Un passaggio di consegne virtuale, ma molto significativo soprattutto per la cultura italiana. Esattamente tre anni fa due eventi scuotono il mondo della cultura: nello stesso giorno infatti, il 13 ottobre del 2016, muore a Milano a 90 anni Dario Fo, ultimo premio Nobel per la Letteratura italiano (gli venne conferito nel 1997), e nel frattempo a Stoccolma lo stesso riconoscimento viene assegnato, tra non poche polemiche, al musicista Bob Dylan. In realtà, sostiene l’Accademia svedese – e a ruota i milioni di fan della rockstar sparsi per il mondo, Dylan è ben più di un cantante, e la sua penna merita a quanto pare un riconoscimento che per la prima volta nella storia non viene assegnato a un autore di professione.

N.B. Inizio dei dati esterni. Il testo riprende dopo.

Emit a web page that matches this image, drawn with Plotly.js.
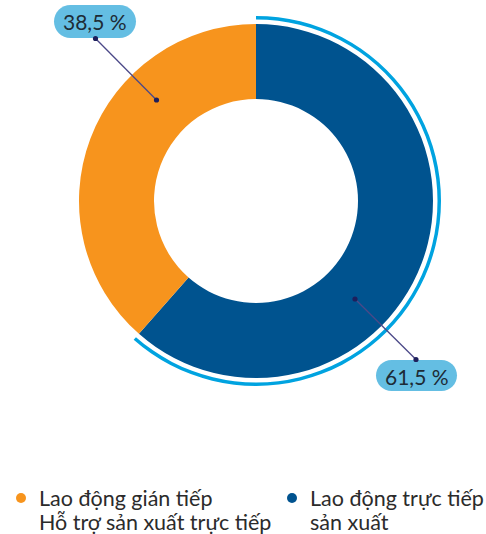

Autore lo era invece certamente Dario Fo, ma non solo: l’artista nato il 24 marzo del 1926 a Sangiano, in provincia di Varese, da una famiglia umile e segnatamente antifascista, fu anche drammaturgo, regista, illustratore, pittore, scenografo e, soprattutto nelle ultime fasi della sua vita in cui si schierò anche politicamente, attivista. Fo, quasi vent’anni prima di Bob Dylan, vinse il Nobel con la seguente motivazione: “Seguendo la tradizione dei giullari medievali, dileggia il potere restituendo la dignità agli oppressi”.

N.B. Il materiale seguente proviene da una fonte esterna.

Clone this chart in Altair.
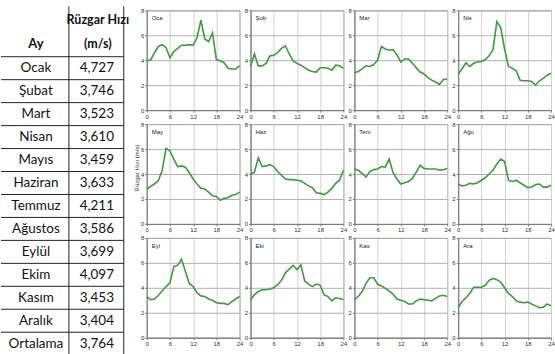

Dario Fo fu infatti autore di rappresentazioni teatrali che facevano uso degli stilemi comici propri della commedia dell’arte italiana, e che nei decenni sono stati rappresentati con successo in tutto il mondo. In quanto attore, regista, scrittore, scenografo, costumista e impresario della sua stessa compagnia, Fo è stato un uomo di teatro a tutto tondo. Famoso per i suoi testi teatrali di satira politica e sociale e per l’impegno politico di sinistra, con la moglie Franca Rame fu tra gli esponenti del Soccorso Rosso Militante.